After a few minutes, the conversation came back to the same subjects. I pretended like her latest speech was all new to me. She would pick up items off the shelves, then rave about the bargain prices. Next she would go into a lengthy excuse as to why she might not buy it, then she would place it back on the shelf. A few times she asked me if she should put it in my cart for me. I told her no thanks, I already had some. This seemed to appease her some of the time.
Occasionally she would drop something in my cart after telling me what a good deal it was. My cart was becoming a chaotic mess but I just let her continue to add things now and then to it.

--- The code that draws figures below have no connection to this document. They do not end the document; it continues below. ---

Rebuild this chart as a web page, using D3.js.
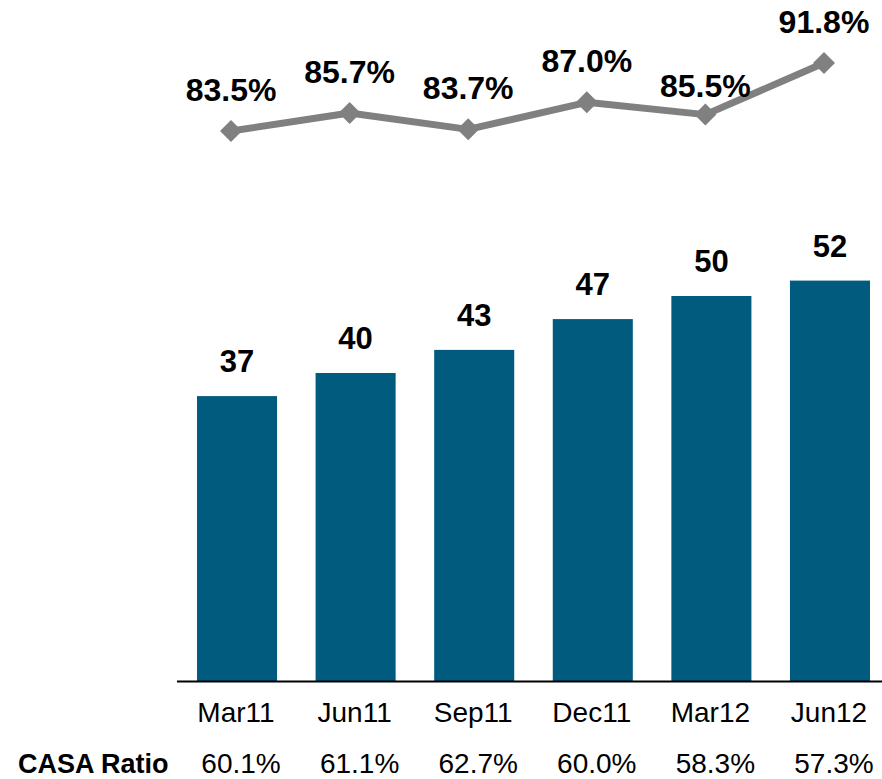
<!DOCTYPE html>
<html>
<head>
<meta charset="utf-8">
<script src="https://cdn.jsdelivr.net/npm/d3@7"></script>
<style>
  html, body { margin: 0; padding: 0; background: #fff; }
  svg { display: block; font-family: Arial, "Liberation Sans", sans-serif; }
</style>
</head>
<body>
<svg id="chart" width="882" height="779"></svg>
<script>
// Quarter-end periods
const periods = ["Mar11", "Jun11", "Sep11", "Dec11", "Mar12", "Jun12"];
// Bar series: balances
const balances = [37, 40, 43, 47, 50, 52];
// Line series: ratio in percent
const ratios = [83.5, 85.7, 83.7, 87.0, 85.5, 91.8];
// CASA ratio row under the axis
const casaRatios = ["60.1%", "61.1%", "62.7%", "60.0%", "58.3%", "57.3%"];
const casaTitle = "CASA Ratio";

const svg = d3.select("#chart");
const baseY = 681;
const barColor = "#005b7e";
const lineColor = "#808080";

const x = d3.scaleBand()
  .domain(periods)
  .range([177.7, 889.3])
  .paddingInner(0.325)
  .paddingOuter(0.1627);

const y = d3.scaleLinear().domain([0, 88.44]).range([baseY, 0]);

// Line sits slightly left of bar centres
const lineX = d => x(d) + x.bandwidth() / 2 - 6;
const yLine = d3.scaleLinear().domain([83.5, 91.8]).range([131, 63]);

// Bars
svg.append("g").selectAll("rect")
  .data(periods)
  .join("rect")
  .attr("x", d => x(d))
  .attr("width", x.bandwidth())
  .attr("y", (d, i) => y(balances[i]))
  .attr("height", (d, i) => baseY - y(balances[i]))
  .attr("fill", barColor);

// Bar value labels
svg.append("g").selectAll("text")
  .data(periods)
  .join("text")
  .attr("x", d => x(d) + x.bandwidth() / 2)
  .attr("y", (d, i) => y(balances[i]) - 24)
  .attr("text-anchor", "middle")
  .attr("font-size", 31)
  .attr("font-weight", "bold")
  .attr("fill", "#000")
  .text((d, i) => balances[i]);

// Baseline axis
const axis = d3.axisBottom(x).tickSize(0).tickPadding(0).tickFormat(() => "");
const axisG = svg.append("g").attr("transform", `translate(0,${baseY})`).call(axis);
axisG.select(".domain").remove();
svg.append("line")
  .attr("x1", 177).attr("x2", 882)
  .attr("y1", baseY + 0.5).attr("y2", baseY + 0.5)
  .attr("stroke", "#000").attr("stroke-width", 2);

// Category labels
svg.append("g").selectAll("text")
  .data(periods)
  .join("text")
  .attr("x", d => x(d) + x.bandwidth() / 2 - 1)
  .attr("y", 722)
  .attr("text-anchor", "middle")
  .attr("font-size", 28)
  .attr("fill", "#000")
  .text(d => d);

// CASA ratio row
svg.append("text")
  .attr("x", 18).attr("y", 773)
  .attr("font-size", 27)
  .attr("font-weight", "bold")
  .attr("fill", "#000")
  .text(casaTitle);

svg.append("g").selectAll("text")
  .data(periods)
  .join("text")
  .attr("x", d => x(d) + x.bandwidth() / 2 + 4)
  .attr("y", 773)
  .attr("text-anchor", "middle")
  .attr("font-size", 28)
  .attr("fill", "#000")
  .text((d, i) => casaRatios[i]);

// Ratio line
const line = d3.line()
  .x((d, i) => lineX(periods[i]))
  .y(d => yLine(d));

svg.append("path")
  .datum(ratios)
  .attr("d", line)
  .attr("fill", "none")
  .attr("stroke", lineColor)
  .attr("stroke-width", 7)
  .attr("stroke-linejoin", "round");

// Diamond markers
const r = 11;
svg.append("g").selectAll("path")
  .data(ratios)
  .join("path")
  .attr("d", (d, i) => {
    const cx = lineX(periods[i]), cy = yLine(d);
    return `M${cx},${cy - r}L${cx + r},${cy}L${cx},${cy + r}L${cx - r},${cy}Z`;
  })
  .attr("fill", lineColor);

// Ratio labels; the Mar12 label sits lower, close to its marker
const labelGap = ratios.map((d, i) => periods[i] === "Mar12" ? 18 : 30);
svg.append("g").selectAll("text")
  .data(ratios)
  .join("text")
  .attr("x", (d, i) => lineX(periods[i]))
  .attr("y", (d, i) => yLine(d) - labelGap[i])
  .attr("text-anchor", "middle")
  .attr("font-size", 32)
  .attr("font-weight", "bold")
  .attr("fill", "#000")
  .text(d => d.toFixed(1) + "%");
</script>
</body>
</html>
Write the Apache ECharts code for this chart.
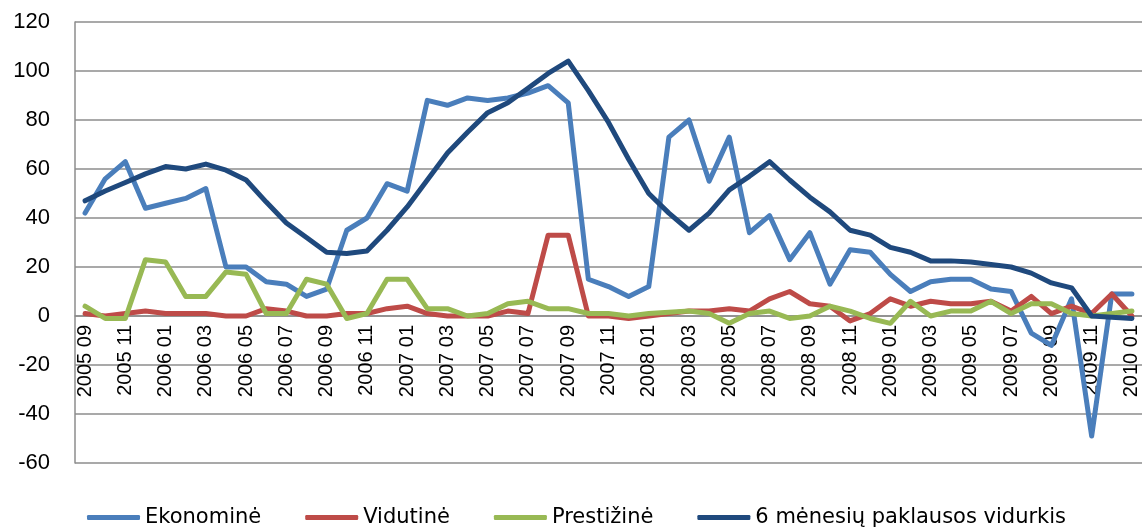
<!DOCTYPE html>
<html>
<head>
<meta charset="utf-8">
<script src="https://cdn.jsdelivr.net/npm/echarts@6/dist/echarts.min.js"></script>
<style>
  html, body { margin: 0; padding: 0; background: #fff; }
  #chart { width: 1142px; height: 529px; }
</style>
</head>
<body>
<div id="chart"></div>
<script>
// months from 2005 09 to 2010 01
const months = [
    '2005 09', '2005 10', '2005 11', '2005 12',
    '2006 01', '2006 02', '2006 03', '2006 04', '2006 05', '2006 06', '2006 07', '2006 08', '2006 09', '2006 10', '2006 11', '2006 12',
    '2007 01', '2007 02', '2007 03', '2007 04', '2007 05', '2007 06', '2007 07', '2007 08', '2007 09', '2007 10', '2007 11', '2007 12',
    '2008 01', '2008 02', '2008 03', '2008 04', '2008 05', '2008 06', '2008 07', '2008 08', '2008 09', '2008 10', '2008 11', '2008 12',
    '2009 01', '2009 02', '2009 03', '2009 04', '2009 05', '2009 06', '2009 07', '2009 08', '2009 09', '2009 10', '2009 11', '2009 12',
    '2010 01'
];

const ekonomine = [42, 56, 63, 44, 46, 48, 52, 20, 20, 14, 13, 8, 11, 35, 40, 54, 51, 88, 86, 89, 88, 89, 91, 94, 87, 15, 12, 8,
    12, 73, 80, 55, 73, 34, 41, 23, 34, 13, 27, 26, 17, 10, 14, 15, 15, 11, 10, -7, -12, 7, -49, 9, 9];

const vidutine = [1, 0, 1, 2, 1, 1, 1, 0, 0, 3, 2, 0, 0, 1, 1, 3, 4, 1, 0, 0, 0, 2, 1, 33, 33, 0, 0, -1,
    0, 1, 2, 2, 3, 2, 7, 10, 5, 4, -2, 1, 7, 4, 6, 5, 5, 6, 2, 8, 1, 4, 1, 9, 0];

const prestizine = [4, -1, -1, 23, 22, 8, 8, 18, 17, 1, 1, 15, 13, -1, 1, 15, 15, 3, 3, 0, 1, 5, 6, 3, 3, 1, 1, 0,
    1, 1.5, 2, 1, -3, 1, 2, -1, 0, 4, 2, -1, -3, 6, 0, 2, 2, 6, 1, 5, 5, 1, 0, 1, 2];

const vidurkis = [47, 51, 54.5, 58, 61, 60, 62, 59.5, 55.5, 46.5, 38, 32, 26, 25.5, 26.5, 35, 44.5, 55.5, 66.5, 75, 83, 87, 93, 99, 104, 92, 79, 64,
    50, 42, 35, 42, 51.5, 57, 63, 55.5, 48.5, 42.5, 35, 33, 28, 26, 22.5, 22.5, 22, 21, 20, 17.5, 13.5, 11.5, 0, -0.5, -1];

const seriesNames = ['Ekonominė', 'Vidutinė', 'Prestižinė', '6 mėnesių paklausos vidurkis'];
const colors = ['#4a7ebb', '#be4b48', '#98b954', '#1f497d'];

var chartDom = document.getElementById('chart');
var chart = echarts.init(chartDom);

const gridColor = '#8c8c8c';

function lineSeries(name, data, color) {
    return {
        name: name,
        type: 'line',
        data: data,
        color: color,
        z: 10,
        symbol: 'none',
        smooth: false,
        lineStyle: {
            width: 5,
            color: color,
            join: 'round',
            cap: 'round'
        }
    };
}

let option = {
    animation: false,
    grid: {
        left: 75,
        right: 0,
        top: 22,
        bottom: 66,
        outerBoundsMode: 'none',
        containLabel: false
    },
    legend: {
        data: seriesNames,
        left: 82,
        top: 502,
        icon: 'roundRect',
        itemWidth: 53,
        itemHeight: 5,
        itemGap: 44,
        textStyle: {
            fontFamily: 'DejaVu Sans, sans-serif',
            fontSize: 21,
            color: '#000'
        }
    },
    xAxis: {
        type: 'category',
        data: months,
        boundaryGap: true,
        z: 0,
        // labels sit under the zero line (147px above the plot bottom)
        offset: -147,
        axisLine: {
            onZero: false,
            lineStyle: {color: gridColor, width: 1.5}
        },
        axisTick: {show: false},
        axisLabel: {
            interval: 1,
            rotate: 90,
            margin: 9,
            color: '#000',
            fontFamily: 'Liberation Sans, sans-serif',
            fontSize: 20
        }
    },
    yAxis: {
        type: 'value',
        min: -60,
        max: 120,
        interval: 20,
        axisLine: {
            show: true,
            lineStyle: {color: gridColor, width: 1.5}
        },
        axisTick: {show: false},
        splitLine: {
            lineStyle: {color: gridColor, width: 1.5}
        },
        axisLabel: {
            margin: 25,
            color: '#000',
            fontFamily: 'Liberation Sans, sans-serif',
            fontSize: 22
        }
    },
    series: [
        lineSeries(seriesNames[0], ekonomine, colors[0]),
        lineSeries(seriesNames[1], vidutine, colors[1]),
        lineSeries(seriesNames[2], prestizine, colors[2]),
        lineSeries(seriesNames[3], vidurkis, colors[3])
    ]
};

chart.setOption(option);
</script>
</body>
</html>
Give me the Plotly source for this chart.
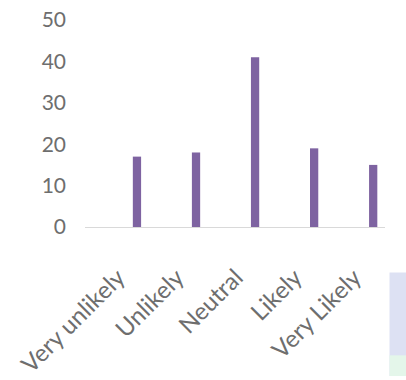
import plotly.graph_objects as go

categories = ["Very unlikely", "Unlikely", "Neutral", "Likely", "Very Likely"]
responses = [17, 18, 41, 19, 15]
y_ticks = [0, 10, 20, 30, 40, 50]

fig = go.Figure(
    go.Bar(
        x=categories,
        y=responses,
        width=0.14,
        marker=dict(color="#7E63A1", line=dict(width=0)),
    )
)

# faint coloured panel along the right edge of the page
fig.add_shape(type="rect", xref="paper", yref="paper",
              x0=1.015, x1=1.08, y0=-0.72, y1=-0.22,
              fillcolor="#DDE1F3", line=dict(width=0), layer="below")
fig.add_shape(type="rect", xref="paper", yref="paper",
              x0=1.015, x1=1.08, y0=-0.72, y1=-0.62,
              fillcolor="#E4F6EA", line=dict(width=0), layer="below")

fig.update_layout(
    width=406,
    height=380,
    margin=dict(l=85, r=21, t=20, b=153),
    paper_bgcolor="white",
    plot_bgcolor="white",
    showlegend=False,
    font=dict(family="Lato, Open Sans, sans-serif", size=22, color="#6E6E6E"),
)

fig.update_xaxes(
    type="category",
    range=[-0.88, 4.2],
    tickangle=-45,
    tickfont=dict(size=24),
    showline=True,
    linecolor="#D9D9D9",
    linewidth=1,
    ticks="",
    showgrid=False,
    zeroline=False,
    ticklabelshift=-19,
    ticklabelstandoff=26,
    automargin=False,
)

fig.update_yaxes(
    range=[0, 50],
    tickvals=y_ticks,
    tickfont=dict(size=21),
    showgrid=False,
    zeroline=False,
    showline=False,
    ticks="",
    ticklabelstandoff=18,
    automargin=False,
)

fig.write_html("out.html")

I learned a good bit about her life and her neighbor's life too. She followed me up and down every aisle and finally to the cashier where she said it was nice talking to me. I told her it was delightful meeting her. She seemed quite pleased. Then she started over on one of her stories. I pretended I had not heard it just 5 minutes ago, smiling and nodding. Finally when she paused for breath, I told her again, how much I enjoyed meeting her. By now I had paid for my purchases after removing the items I didn't want that my new friend had thoughtfully placed in my cart. I told the cashier, I had changed my mind on these items. The cashier gave me an odd look.
Two crazy people in one store?
I left the market with my bargains but the chatty lady stayed behind talking to the clerk. It solved my dilemma because I wondered what I was going to do with her if she followed me home with her gallon of corn oil.